L’organisme, insatisfait de cette décision, saisit la Cour de cassation. Le 16 octobre 2025, le retournement devient spectaculaire : la plus haute juridiction valide la modulation opérée par la cour d’appel et condamne la CPAM à verser 3 000 euros au salarié pour ses frais de procédure. « Ce montant correspond à la somme que la partie perdante doit verser à la partie gagnante afin de couvrir les frais engagés », précise Marine Dubois, avocate au cabinet Kanoon.

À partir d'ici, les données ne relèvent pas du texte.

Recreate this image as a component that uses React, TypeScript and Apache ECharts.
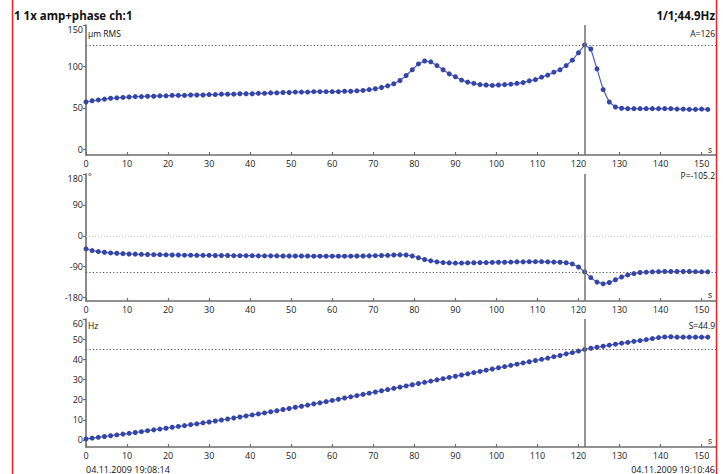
import React, { useEffect, useRef } from "react";
import * as echarts from "echarts";

// ---- data ----
const times = [
  0, 1.5, 3, 4.5, 6, 7.5, 9, 10.5, 12, 13.5,
  15, 16.5, 18, 19.5, 21, 22.5, 24, 25.5, 27, 28.5,
  30, 31.5, 33, 34.5, 36, 37.5, 39, 40.5, 42, 43.5,
  45, 46.5, 48, 49.5, 51, 52.5, 54, 55.5, 57, 58.5,
  60, 61.5, 63, 64.5, 66, 67.5, 69, 70.5, 72, 73.5,
  75, 76.5, 78, 79.5, 81, 82.5, 84, 85.5, 87, 88.5,
  90, 91.5, 93, 94.5, 96, 97.5, 99, 100.5, 102, 103.5,
  105, 106.5, 108, 109.5, 111, 112.5, 114, 115.5, 117, 118.5,
  120, 121.5, 123, 124.5, 126, 127.5, 129, 130.5, 132, 133.5,
  135, 136.5, 138, 139.5, 141, 142.5, 144, 145.5, 147, 148.5,
  150, 151.5,
];

const amplitude = [
  57, 58.5, 59.5, 60.5, 61.5, 62, 62.5, 63, 63.5, 63.5,
  64, 64, 64.5, 64.5, 65, 65, 65, 65.5, 65.5, 65.5,
  66, 66, 66.5, 66.5, 66.5, 67, 67, 67, 67.5, 67.5,
  68, 68, 68.5, 68.5, 69, 69, 69, 69.5, 69.5, 69.5,
  69.5, 69.5, 70, 70, 70.5, 71, 72, 73, 74.5, 76.5,
  79, 83, 89, 96, 103, 106.5, 105.5, 101, 96, 91,
  87.5, 83.5, 81, 79.5, 78, 77.5, 77, 77.5, 78, 78.5,
  79.5, 80.5, 82.5, 84, 87, 89.5, 93, 96, 101, 107.5,
  116.5, 126, 121, 97, 72, 57, 51, 49.5, 49, 49,
  49, 49, 49, 49, 49, 49, 48.5, 48.5, 48, 48,
  48.5, 48,
];

const phase = [
  -38, -43, -46, -48, -50, -51, -52, -53, -53.5, -54,
  -54.5, -55, -55, -55.5, -56, -56, -56.5, -56.5, -57, -57,
  -57, -57.5, -57.5, -57.5, -58, -58, -58, -58, -58.5, -58.5,
  -58.5, -58.5, -59, -59, -59, -59, -59, -59.5, -59.5, -59.5,
  -59.5, -59.5, -59.5, -59.5, -59, -59, -58.5, -58, -57.5, -57,
  -56, -55.5, -56, -59, -64, -69, -73, -76, -78, -79,
  -79.5, -79.5, -79, -78.5, -78, -78, -77.5, -77, -77, -76.5,
  -76, -76, -75.5, -75.5, -75.5, -76, -76.5, -77, -78.5, -82,
  -91, -105.2, -122, -135, -140, -136, -128, -120, -114, -110,
  -107, -106, -105, -104.5, -104, -104, -104, -104, -104, -104.5,
  -105, -105,
];

const frequency = [
  0.5, 0.9, 1.3, 1.7, 2.1, 2.5, 2.9, 3.3, 3.7, 4.1,
  4.6, 5.0, 5.4, 5.8, 6.3, 6.7, 7.1, 7.6, 8.0, 8.5,
  8.9, 9.4, 9.9, 10.4, 10.9, 11.4, 11.9, 12.4, 12.9, 13.4,
  14.0, 14.5, 15.1, 15.6, 16.2, 16.7, 17.3, 17.9, 18.4, 19.0,
  19.6, 20.2, 20.8, 21.4, 22.0, 22.6, 23.2, 23.8, 24.4, 25.0,
  25.6, 26.2, 26.8, 27.4, 28.0, 28.6, 29.2, 29.8, 30.4, 31.0,
  31.6, 32.2, 32.8, 33.4, 34.0, 34.6, 35.2, 35.8, 36.4, 37.0,
  37.6, 38.2, 38.8, 39.4, 40.0, 40.6, 41.3, 41.9, 42.7, 43.3,
  44.1, 44.9, 45.5, 46.0, 46.5, 47.0, 47.5, 48.0, 48.4, 48.9,
  49.3, 49.8, 50.3, 50.8, 51.1, 51.2, 51.0, 51.0, 51.0, 51.0,
  51.0, 51.0,
];

const xTicks = [0, 10, 20, 30, 40, 50, 60, 70, 80, 90, 100, 110, 120, 130, 140, 150];
const ampTicks = [0, 50, 100, 150];
const phaseTicks = [-180, -90, 0, 90, 180];
const freqTicks = [0, 10, 20, 30, 40, 50, 60];

const cursorTime = 121.5;
const ampRef = 126;
const phaseRef = -105.2;
const freqRef = 44.9;

const titleLeft = "1 1x amp+phase ch:1";
const titleRight = "1/1;44.9Hz";
const startDate = "04.11.2009 19:08:14";
const endDate = "04.11.2009 19:10:46";

const FONT = '"Open Sans", "Noto Sans", sans-serif';
const AXIS_COLOR = "#6e6e6e";
const LINE_COLOR = "#3444a8";

export default function App() {
  const ref = useRef<HTMLDivElement>(null);

  useEffect(() => {
    document.body.style.margin = "0";
    if (!ref.current) return;
    const chart = echarts.init(ref.current, undefined, { renderer: "svg" });

    const grids = [
      { left: 86, top: 25, width: 630, height: 130 },
      { left: 86, top: 174, width: 630, height: 127 },
      { left: 86, top: 319, width: 630, height: 128 },
    ];

    const xAxes = [0, 1, 2].map((i) => ({
      type: "value",
      gridIndex: i,
      min: 0,
      max: 153.5,
      axisLine: { show: true, onZero: false, lineStyle: { color: AXIS_COLOR, width: 1.6 } },
      axisTick: { show: true, inside: true, length: 3, customValues: xTicks, lineStyle: { color: AXIS_COLOR, width: 1.2 } },
      axisLabel: { customValues: xTicks, fontSize: 9, color: "#222", margin: 4, fontFamily: FONT },
      splitLine: { show: false },
    }));

    const yAxisBase = (i: number, min: number, max: number, ticks: number[]) => ({
      type: "value",
      gridIndex: i,
      min,
      max,
      axisLine: { show: true, onZero: false, lineStyle: { color: AXIS_COLOR, width: 1.6 } },
      axisTick: { show: true, inside: false, length: 3, customValues: ticks, lineStyle: { color: AXIS_COLOR, width: 1.2 } },
      axisLabel: {
        customValues: ticks,
        fontSize: 9,
        color: "#222",
        margin: 3,
        fontFamily: FONT,
        verticalAlignMaxLabel: "top",
      },
      splitLine: { show: false },
    });

    const yAxes = [
      yAxisBase(0, -7, 150, ampTicks),
      yAxisBase(1, -190, 180, phaseTicks),
      yAxisBase(2, -3.5, 60, freqTicks),
    ];

    const cursorLine = { xAxis: cursorTime, lineStyle: { color: "#707070", width: 1.5, type: "solid" } };
    const refLine = (v: number) => ({ yAxis: v, lineStyle: { color: "#555", width: 1.2, type: [1.2, 2.2] } });

    const mkSeries = (i: number, vals: number[], lines: any[]) => ({
      type: "line",
      xAxisIndex: i,
      yAxisIndex: i,
      data: times.map((t, k) => [t, vals[k]]),
      symbol: "circle",
      symbolSize: 5,
      showSymbol: true,
      itemStyle: { color: LINE_COLOR },
      lineStyle: { color: "#4d5cb8", width: 1.2 },
      markLine: {
        silent: true,
        symbol: ["none", "none"],
        label: { show: false },
        data: lines,
      },
    });

    const txt = (text: string, x: number, y: number, size: number, align: string, bold = false) => ({
      type: "text",
      x,
      y,
      style: {
        text,
        font: `${bold ? "bold " : ""}${size}px ${FONT}`,
        fill: "#111",
        textAlign: align,
        align,
        textVerticalAlign: "middle",
        verticalAlign: "middle",
      },
      z: 10,
    });

    const option: any = {
      animation: false,
      backgroundColor: "#ffffff",
      textStyle: { fontFamily: FONT },
      grid: grids,
      xAxis: xAxes,
      yAxis: yAxes,
      series: [
        mkSeries(0, amplitude, [refLine(ampRef), cursorLine]),
        mkSeries(1, phase, [
          { yAxis: 0, lineStyle: { color: "#c8c8c8", width: 1, type: [1, 2] } },
          refLine(phaseRef),
          cursorLine,
        ]),
        mkSeries(2, frequency, [refLine(freqRef), cursorLine]),
      ],
      graphic: [
        { type: "line", shape: { x1: 12.5, y1: 0, x2: 12.5, y2: 474 }, style: { stroke: "#e8262a", lineWidth: 1.5 }, z: 20 },
        { type: "line", shape: { x1: 716.5, y1: 0, x2: 716.5, y2: 474 }, style: { stroke: "#e8262a", lineWidth: 1.5 }, z: 20 },
        txt(titleLeft, 14, 15, 11.5, "left", true),
        txt(titleRight, 715, 15, 11.5, "right", true),
        txt("µm RMS", 88, 33, 8.5, "left"),
        txt("A=" + ampRef, 715, 33, 8.5, "right"),
        txt("°", 88, 176, 8.5, "left"),
        txt("P=" + phaseRef, 715, 175, 8.5, "right"),
        txt("Hz", 88, 325, 8.5, "left"),
        txt("S=" + freqRef, 715, 325, 8.5, "right"),
        txt("s", 712, 149, 8.5, "right"),
        txt("s", 712, 294, 8.5, "right"),
        txt("s", 712, 440, 8.5, "right"),
        txt(startDate, 86, 469, 9, "left"),
        txt(endDate, 715, 469, 9, "right"),
      ],
    };

    chart.setOption(option);
    return () => chart.dispose();
  }, []);

  return <div ref={ref} style={{ width: 723, height: 474 }} />;
}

Le bilan financier final illustre le paradoxe : reconnu coupable d’une violation, le joueur de pétanque reçoit finalement 1 000 euros de plus qu’il ne rembourse. Une issue qui révèle toute la subtilité du droit social face aux situations ambiguës.
Article L. 323-6 : Les Règles Méconnues De L’Arrêt Maladie
Cette affaire met en lumière une obligation légale largement ignorée par les assurés. L’article L. 323-6 du Code de la sécurité sociale impose quatre conditions strictes pour percevoir des indemnités journalières : suivre les prescriptions médicales, se soumettre aux contrôles, respecter les heures de sortie et s’abstenir de toute activité non autorisée. C’est ce dernier point qui a piégé le joueur de pétanque.
« L’incompatibilité entre la présidence d’une association sportive (activité bénévole) et l’arrêt de travail ne tient pas à la rémunération, mais à l’obligation de s’abstenir de toute activité non autorisée », explique Marine Dubois, avocate au cabinet Kanoon. Le salarié croyait être protégé par l’absence de contre-indication médicale sur ses arrêts. Erreur fatale : sans autorisation expresse mentionnant les activités permises, tout engagement reste juridiquement risqué.
Cette précision juridique bouscule une idée reçue tenace. La gratuité du bénévolat ne constitue aucune protection. Présider un club, participer à des assemblées générales ou disputer des tournois officiels exige une autorisation médicale écrite et explicite. « Sans autorisation médicale expresse confirmant l’absence de risque pour sa santé, l’assuré doit s’abstenir d’exercer cette activité », martèle l’avocate. Une règle que beaucoup découvrent trop tard, face aux demandes de remboursement.
Sortie Libre Ne Signifie Pas Activité Libre
Le président du club de pétanque a invoqué un argument que beaucoup croient protecteur : la mention « sortie libre » inscrite sur ses arrêts de travail. Cette formule, apposée par le médecin prescripteur, autorise effectivement l’assuré à quitter son domicile sans contrainte horaire. Mais elle ne délivre aucun blanc-seing pour reprendre des activités extérieures.
« La mention « sortie libre » autorise l’assuré à sortir librement de son domicile mais ne l’autorise pas à pratiquer des activités quelconques », tranche Marine Dubois. La nuance échappe à de nombreux salariés en arrêt, qui confondent liberté de déplacement et liberté d’action. Présider un club implique des réunions, des assemblées générales, des déplacements vers les terrains de compétition. Autant d’engagements incompatibles avec le statut d’arrêt maladie.
La juriste du cabinet Kanoon insiste sur l’unique garde-fou juridique : « Pour que de telles activités soient permises, le médecin aurait dû l’indiquer de manière explicite. » Sans cette précision écrite, noir sur blanc, l’assuré s’expose aux poursuites. Le salarié de l’Eure en a fait l’amère expérience. Sa défense s’est effondrée face à cette règle méconnue mais inflexible, rappelant que l’interprétation personnelle des arrêts médicaux reste un terrain juridiquement miné.